Each year the Academy Awards celebrate the best achievements in filmmaking. The usual debates revolve around performances, directing, cinematography, and the perennial question of which film deserved to win.
Recently, however, another question has begun to appear in conversations about film production:
How much artificial intelligence helped create the films being nominated?
AI tools are now present in many parts of the filmmaking process. They assist with visual effects, sound processing, editing workflows, and other production tasks that were once done entirely by hand. These tools are rarely marketed as “AI filmmaking,” but machine learning has quietly become part of the software stack used by modern film studios.
Inside the industry, this is not particularly controversial.
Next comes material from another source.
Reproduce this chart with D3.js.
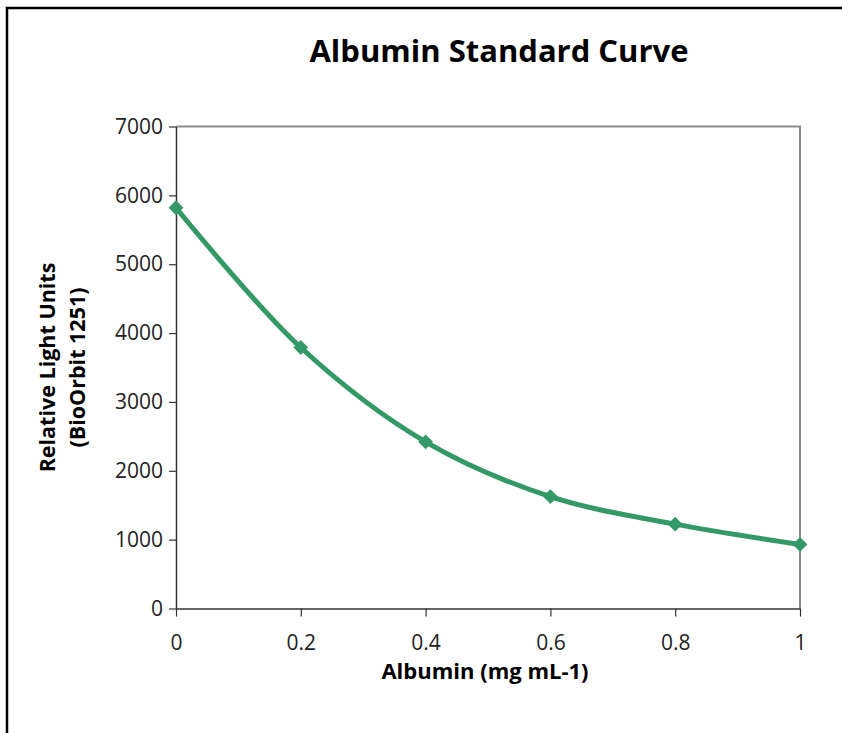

New tools have always been adopted as filmmaking technology evolves. Digital editing replaced physical film cutting. Computer-generated imagery transformed visual effects. Machine learning is simply the latest step in that progression.
The controversy appears later, when people try to answer a seemingly simple question.
How much of the final work came from humans, and how much came from machines?
AI is already part of the production pipeline
Modern film production relies on a wide range of specialized tools. Over the past few years, many of those tools have incorporated machine learning techniques.
Visual effects teams use machine learning systems for tasks such as rotoscoping, compositing, and generating or refining digital environments. Editors increasingly rely on automated tools to help organize footage and identify usable takes. Audio engineers use AI-assisted systems to isolate dialogue, reduce noise, and clean up recordings.
These tools are not replacing filmmakers. They are assisting them. Directors, editors, designers, and artists still make the creative decisions that shape the final film.
But once automated systems are involved in the workflow, it becomes difficult to describe exactly how a film was produced without explaining the role those systems played.
The question nobody can easily answer
As AI tools become more common in production pipelines, new questions are emerging.
Was AI used in producing the work?
What role did automated systems play in the process?
Who reviewed and approved the final result?
These questions appear not only in filmmaking but in many creative and technical industries. Publishers ask authors about the use of generative AI in manuscripts. Software companies document the use of AI tools in development workflows. Researchers increasingly disclose AI assistance in preparing academic papers.
But most creative workflows do not produce a clear record explaining how AI tools were used.
When debates arise about AI involvement in a particular work, the discussion usually takes place without reliable documentation.
The missing piece: provenance
The real issue may not be how much AI was used. The real issue may be the absence of a consistent way to record how AI tools were involved in producing a work.
In other industries, provenance records are common. Supply chains track the origin of materials and products. Scientific research records experimental methods and sources of data. Manufacturing systems document production processes.
Creative industries have rarely needed this kind of documentation. A film or book was generally assumed to be the work of identifiable human creators.
As AI systems become more deeply integrated into creative workflows, that assumption becomes harder to maintain.
Instead of debating abstractly about whether AI was involved, organizations may eventually need to document the role automated systems played in producing a work.
A broader shift
The questions surrounding AI in filmmaking are not unique to the film industry.
Writers, designers, software developers, journalists, and researchers are all incorporating AI tools into their work. As that happens, the same practical questions continue to appear:
How was AI used in producing this work?
Who exercised creative control?
Who approved the final result?
These questions are difficult to answer unless the process that produced the work was documented.
The future of creative documentation
The Oscars debate reflects a broader shift that is unfolding across many industries.
Artificial intelligence is becoming a routine part of creative and technical workflows. The question is no longer whether AI tools will be used. The question is how their use should be documented and communicated.
As AI-assisted work becomes more common, recording the origin and development of creative work may become just as important as the work itself.
Not because machines are replacing human creativity, but because the modern creative process increasingly combines human judgment with automated tools.
Understanding that process—and documenting it clearly—may become an essential part of how creative work is evaluated in the years ahead.